Волна шумихи взбурлила весной 1931 года. Тогда покупка новых экстравагантных экспонатов – странных предметов быта и необъяснимо хорошо сохранившихся тел из крипт под почти исчезнувшими, дурнославными руинами замка Фоссефламм во французской провинции Аверуань[75]
– привлекла внимание колумнистов к музею. Верная своей политике «хастлерства[76]», газета «Бостон Пиллар» отправила воскресного репортера осветить случай и дополнить его живописным обзором самого учреждения; и этот молодой человек – звали его Стюарт Рейнольдс – и стал тем, кто впервые разглядел в безвестной мумии потенциал к сенсации, намного превосходившей недавние французские приобретения.
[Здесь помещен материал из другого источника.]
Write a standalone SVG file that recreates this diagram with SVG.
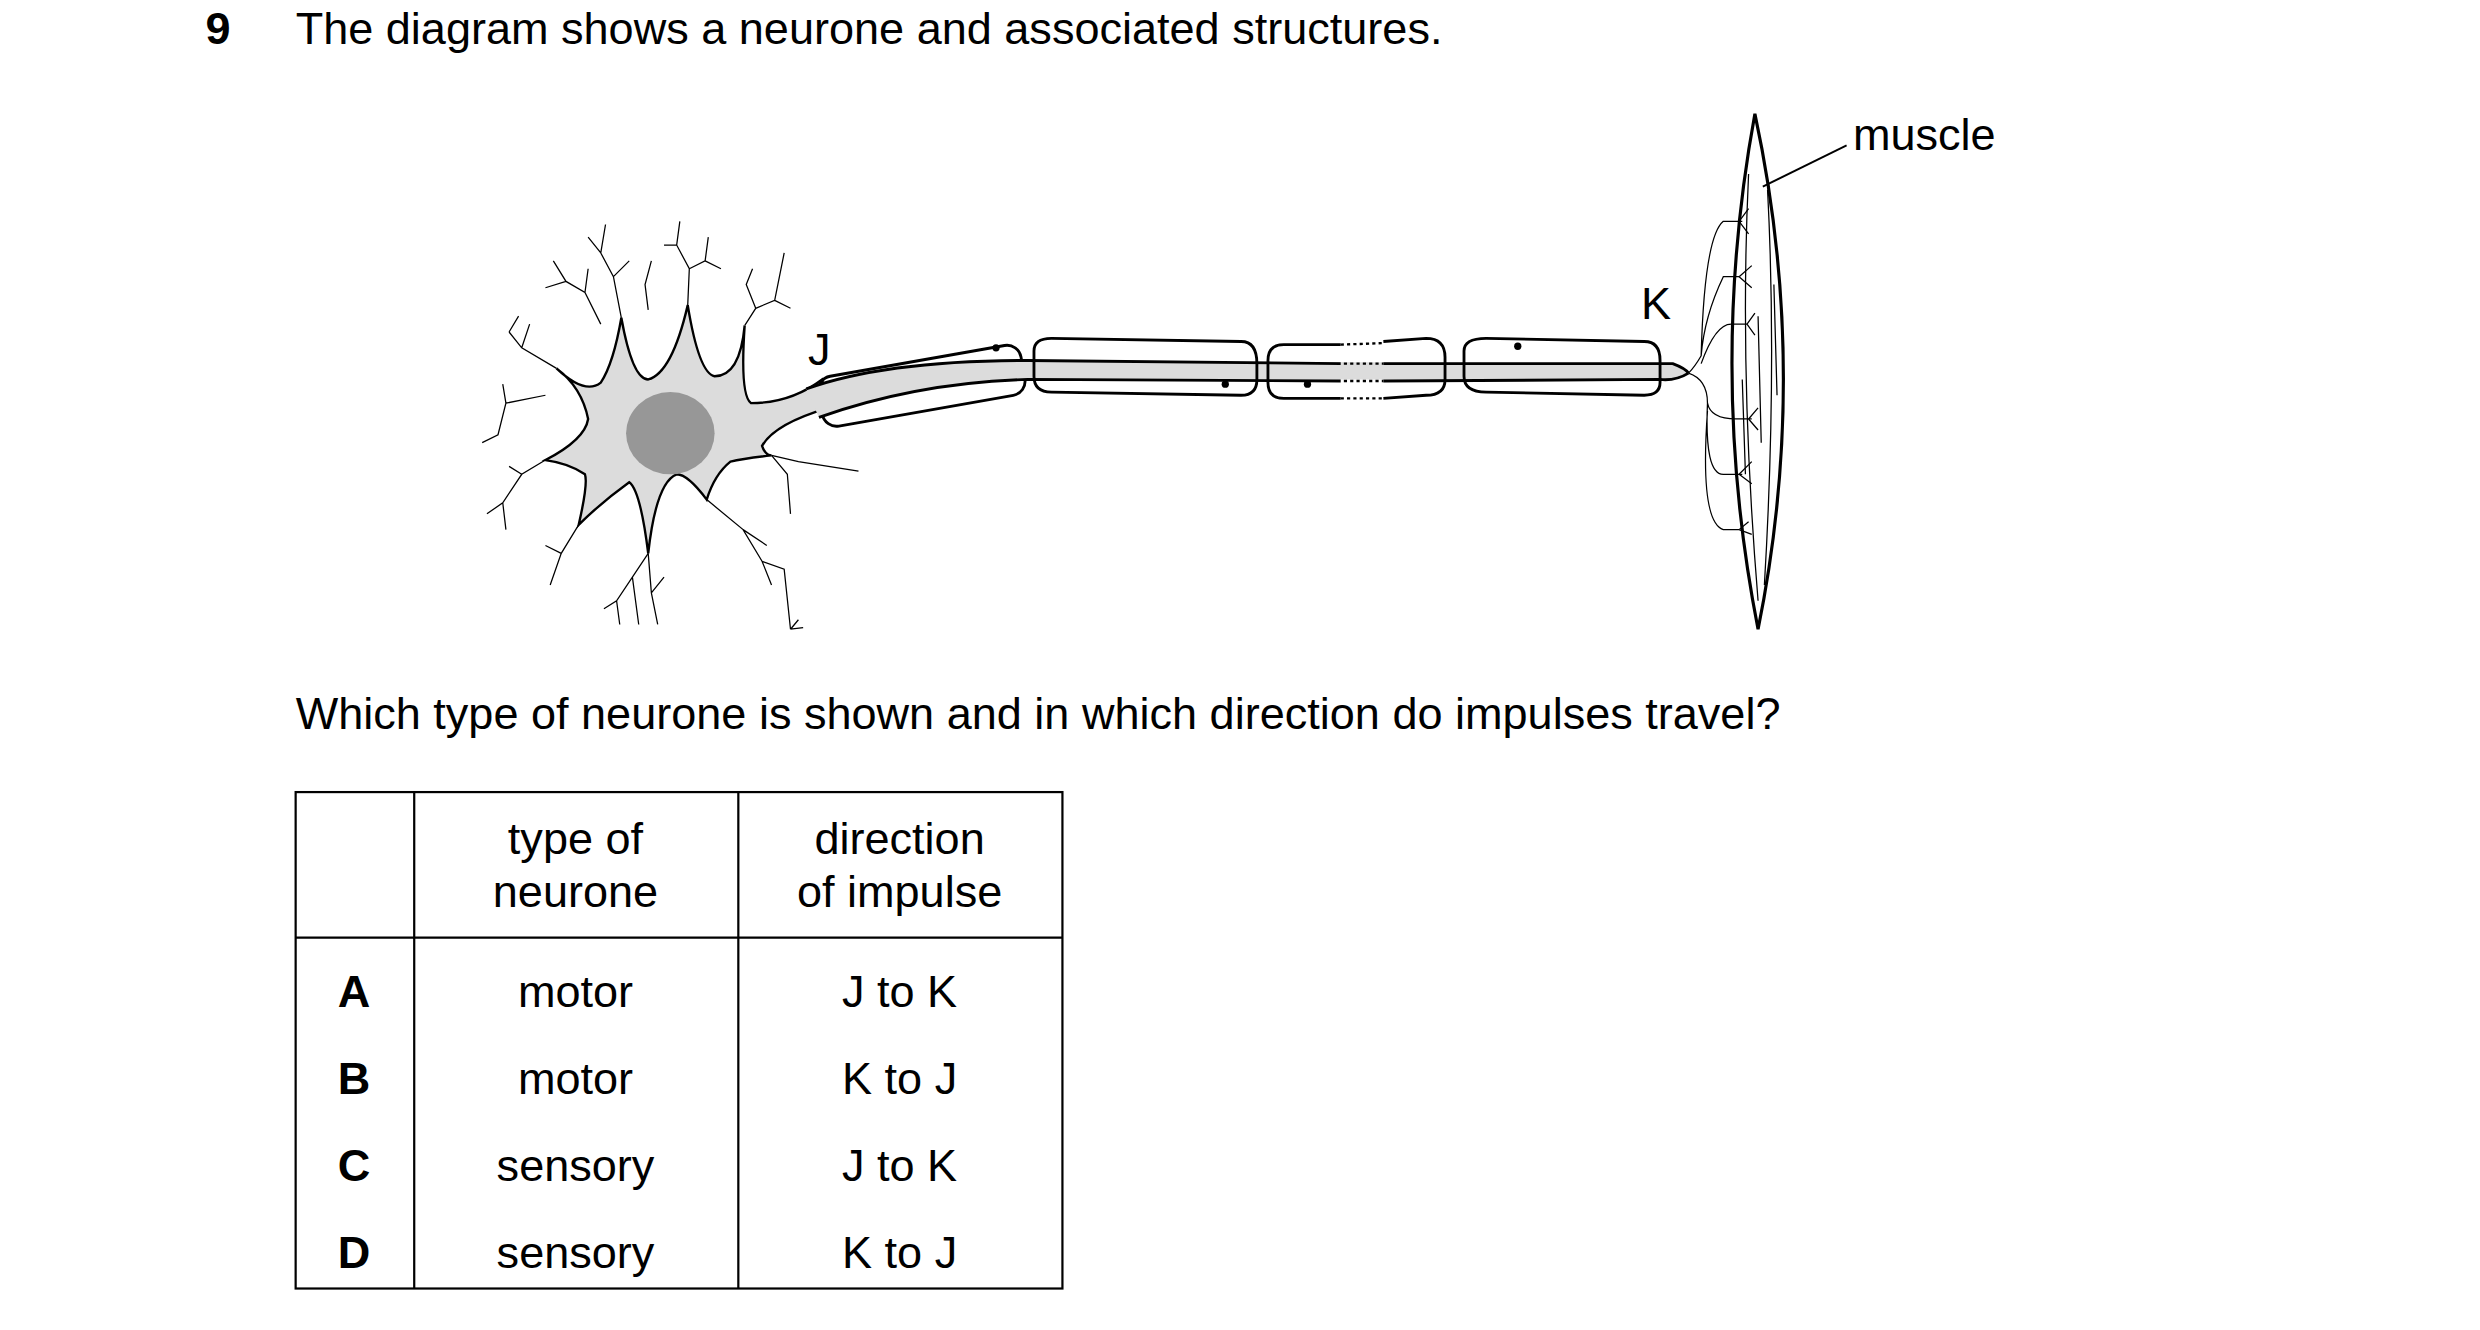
<svg xmlns="http://www.w3.org/2000/svg" width="2480" height="1330" viewBox="0 0 2480 1330">
<style>
text{font-family:"Liberation Sans",Arial,sans-serif;font-size:28.5px;fill:#000}
.c{text-anchor:middle}
.b{font-weight:bold}
.thin{fill:none;stroke:#000;stroke-width:0.8}
.thk{fill:none;stroke:#000;stroke-width:1.8}
.grid{fill:none;stroke:#000;stroke-width:1.4}
</style>
<rect width="2480" height="1330" fill="#fff"/>
<g transform="scale(1.581)">
<g id="texts">
<text x="130" y="28" class="b">9</text>
<text x="187" y="28">The diagram shows a neurone and associated structures.</text>
<text x="187" y="461">Which type of neurone is shown and in which direction do impulses travel?</text>
</g>
<g id="neurone">
<g class="thin">
<path d="M393,201 L388,175 L380,160 M388,175 L398,165 M380,160 L372,150 M380,160 L383,142"/>
<path d="M380,205 L370,185 L358,178 L350,165 M370,185 L372,170 M358,178 L345,182"/>
<path d="M435,193 L436,170 L428,155 L420,155 M436,170 L446,165 L448,150 M428,155 L430,140 M446,165 L456,170"/>
<path d="M471,206 L478,195 L490,190 L496,160 M490,190 L500,195 M478,195 L472,180 L476,170"/>
<path d="M410,196 L408,180 L412,165"/>
<path d="M352,233 L330,220 L322,210 M330,220 L335,205 M322,210 L328,200"/>
<path d="M345,250 L320,255 L315,275 L305,280 M320,255 L318,243"/>
<path d="M345,291 L330,300 L318,318 L308,325 M330,300 L322,295 M318,318 L320,335"/>
<path d="M366,332 L355,350 L348,370 M355,350 L345,345"/>
<path d="M410,350 L400,365 L390,380 L382,385 M400,365 L404,395 M390,380 L392,395"/>
<path d="M410,350 L412,375 L416,395 M412,375 L420,365"/>
<path d="M447,316 L470,335 L482,355 L488,370 M470,335 L485,345 M482,355 L496,360 L500,398 M500,398 L505,392 M500,398 L508,397"/>
<path d="M488,288 L505,292 L543,298"/>
<path d="M488,288 L498,300 L500,325"/>
</g>
<path d="M352,233 Q370,250 380,242 Q388,230 393,201 Q400,240 410,240 Q425,236 435,193 Q442,236 452,238 Q468,238 471,206 Q468,250 475,255 Q500,255 520,240 L524,258 Q490,268 482,282 Q484,288 488,288 Q470,290 462,292 Q452,300 447,316 Q435,300 428,300 Q415,305 410,350 Q405,310 398,305 Q380,318 366,332 Q372,306 370,300 Q360,293 345,291 Q370,278 372,265 Q368,245 352,233 Z" fill="#dcdcdc" stroke="#000" stroke-width="1.5"/>
<ellipse cx="424" cy="274" rx="28" ry="26" fill="#979797"/>
<rect x="518" y="228" width="130" height="32" rx="9" transform="rotate(-10 583 244)" class="thk" fill="#fff"/>
<path d="M510,246 Q560,228 650,228 L1058,230 Q1068,233 1068,236 Q1060,241 1050,240 L650,240 Q580,242 518,264 Z" fill="#dcdcdc" stroke="none"/>
<path class="thk" d="M510,246 Q560,228 650,228 L848,230 M875,230 L1058,230 Q1066,233 1068,236"/>
<path class="thk" d="M518,264 Q580,242 650,240 L848,241 M875,241 L1050,240 Q1060,241 1068,236"/>
<path class="thk" d="M654,222 Q654,214 665,214 L785,216 Q795,216 795,230 L795,240 Q795,250 785,250 L665,248 Q654,248 654,238 Z"/>
<path class="thk" d="M848,218 L812,218 Q802,218 802,228 L802,242 Q802,252 812,252 L848,252 M875,252 L902,250 Q914,250 914,240 L914,226 Q914,214 902,214 L875,216"/>
<path d="M848,218 L875,217 M848,252 L875,252 M850,230 L875,230 M850,241 L875,241" stroke="#000" stroke-width="1.5" stroke-dasharray="2,2" fill="none"/>
<path class="thk" d="M926,222 Q926,214 940,214 L1040,216 Q1050,216 1050,228 L1050,242 Q1050,250 1040,250 L940,248 Q926,248 926,238 Z"/>
<circle cx="630" cy="220" r="2.3"/><circle cx="775" cy="243" r="2.3"/><circle cx="827" cy="243" r="2.3"/><circle cx="960" cy="219" r="2.3"/>
<text x="511" y="231">J</text>
<text x="1038" y="202">K</text>
</g>
<g id="muscle">
<path d="M1110,72 Q1080,235 1112,398 Q1145,235 1110,72 Z" fill="#fff" stroke="#000" stroke-width="2"/>
<g class="thin">
<path d="M1068,236 Q1072,232 1076,225 Q1078,150 1090,140 L1102,140 M1076,225 Q1078,200 1090,175 L1100,175 M1076,230 Q1085,205 1095,205 L1105,205 M1068,236 Q1080,240 1080,255 Q1082,265 1098,265 L1108,265 M1080,255 Q1078,300 1090,300 L1102,300 M1080,260 Q1075,330 1090,335 L1100,335"/>
<path d="M1100,140 L1106,132 M1100,140 L1106,148 M1100,175 L1108,168 M1100,175 L1108,182 M1105,205 L1110,198 M1105,205 L1110,212 M1106,265 L1112,258 M1106,265 L1112,272 M1100,300 L1108,292 M1100,300 L1108,306 M1100,335 L1106,330 M1100,335 L1108,338"/>
<path d="M1106,110 Q1100,235 1112,380 M1118,120 Q1124,235 1116,370 M1112,200 L1114,280 M1122,180 L1124,250 M1102,240 L1104,300"/>
</g>
<path d="M1115,118 L1168,92" stroke="#000" stroke-width="1.2"/>
<text x="1172" y="95">muscle</text>
</g>
<g id="table">
<rect x="187" y="501" width="485" height="314" class="grid"/>
<path class="grid" d="M262,501 V815 M467,501 V815 M187,593 H672"/>
<text x="364" y="540" class="c">type of</text>
<text x="364" y="574" class="c">neurone</text>
<text x="569" y="540" class="c">direction</text>
<text x="569" y="574" class="c">of impulse</text>
<text x="224" y="637" class="c b">A</text><text x="364" y="637" class="c">motor</text><text x="569" y="637" class="c">J to K</text>
<text x="224" y="692" class="c b">B</text><text x="364" y="692" class="c">motor</text><text x="569" y="692" class="c">K to J</text>
<text x="224" y="747" class="c b">C</text><text x="364" y="747" class="c">sensory</text><text x="569" y="747" class="c">J to K</text>
<text x="224" y="802" class="c b">D</text><text x="364" y="802" class="c">sensory</text><text x="569" y="802" class="c">K to J</text>
</g>
</g>
</svg>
Поверхностное увлечение теософией и любовь к трудам таких авторов, как полковник Чёрчвард и Льюис Спенс[77], понукали Рейнольдса с особенной трепетностью относиться к любым эоническим реликвиям.В музее репортер доставил немало хлопот далеко не всегда тактичными расспросами и бесконечными требованиями «подвигать экспонаты», чтобы можно было заснять их в наиболее выгодных ракурсах. В подвальной библиотечной комнате он долго изучал стальной тубус и рулон-манускрипт, подробно снимая их и закрепляя потенциальный успех статьи фотостатическими копиями
5 апреля статья вышла в «Бостон Пиллар», приправленная снимками мумии, футляра и свитка с иероглифами и выдержанная в напыщенно-бульварном, инфантильном стиле, которого издание придерживалось в интересах своей обширной умственно незрелой читательской аудитории. Полная неточностей, преувеличений и сенсационности, она как магнит притянула флюгер бездумного интереса толпы к новому объекту – и музей, прежде тихий, начал кишеть болтливыми, глазевшими на экспонаты толпами, каких его умиротворенные коридоры дотоле не знали.
Были, конечно, ученые и вполне интеллигентные посетители, несмотря на ребячество статьи – все-таки фотографии говорили сами за себя, – да и многие люди зрелого возраста порой случайно захаживали. Вспоминаю одного очень странного персонажа, появившегося в ноябре: смуглый мужчина, густобородый, в восточной чалме, голос надтреснутый и какой-то не вполне естественный, лицо до ужаса невыразительное, на неуклюжих руках – белые нелепые рукавицы. Явился он якобы из трущоб Вест-Энда и представился мне как «Свами Чандрапутра[78]
». Мужчина оказался невероятно эрудирован по части оккультных наук, и его, кажется, искренне и глубоко взволновало примечательное сходство между иероглифами манускрипта и некоторыми знаками, символами древнего и позабытого мира, о котором, как Свами утверждал, «многое можно выведать, доверившись интуиции».К июню слава мумии и свитка распространилась далеко за пределы Бостона, и в музей начали поступать просьбы сделать ту или иную фотографию экспоната от оккультистов, самопровозглашенных колдунов и прочих исследователей таинственного. Нашей дирекции это не нравилось – мы, ученые, по большей части лишены симпатий к оторванным от жизни мечтателям и разной фантастике. Однако же это не мешало нам вежливо отвечать на все запросы. В результате этой нашей любезности в «Оккультном обозрении» появилась весьма профессиональная и подробная статья известного новоорлеанского мистика Этьена-Лорана де Мариньи. В ней утверждалось полное тождество некоторых путаных геометрических рисунков на металлическом футляре и иероглифов со свитка с идеограммами ужасного значения (скопированными с древних монолитов или обрядовых реликвий, бытующих у глубоко законспирированных эзотерических орденов), приведенными в запретной «Черной Книге» и в «Невыразимых культах» Фридриха Вильгельма фон Юнцта. Мариньи ссылался на жуткую смерть фон Юнцта в 1840 году, последовавшую за публикацией его трудов в Дюссельдорфе, и комментировал леденящие кровь легенды и прочие в достаточной степени подозрительные источники информации, которыми пользовался ученый, и подчеркнул огромную актуальность историй, с которыми фон Юнцт связал большинство воспроизведенных им чудовищных идеограмм. Никто не мог отрицать, что эти рассказы, в которых прямо упоминались тубус и манускрипт, содержали замечательные свидетельства прямой связи с артефактами в музее. Притом они отличались такой захватывавшей дух небывалостью – описывая невероятные перемещения во времени и сюрреальные гротески забытого древнего мира как нечто само собой разумеющееся, – что проще было пренебречь ими как достойной восхищения сказкой, чем поверить.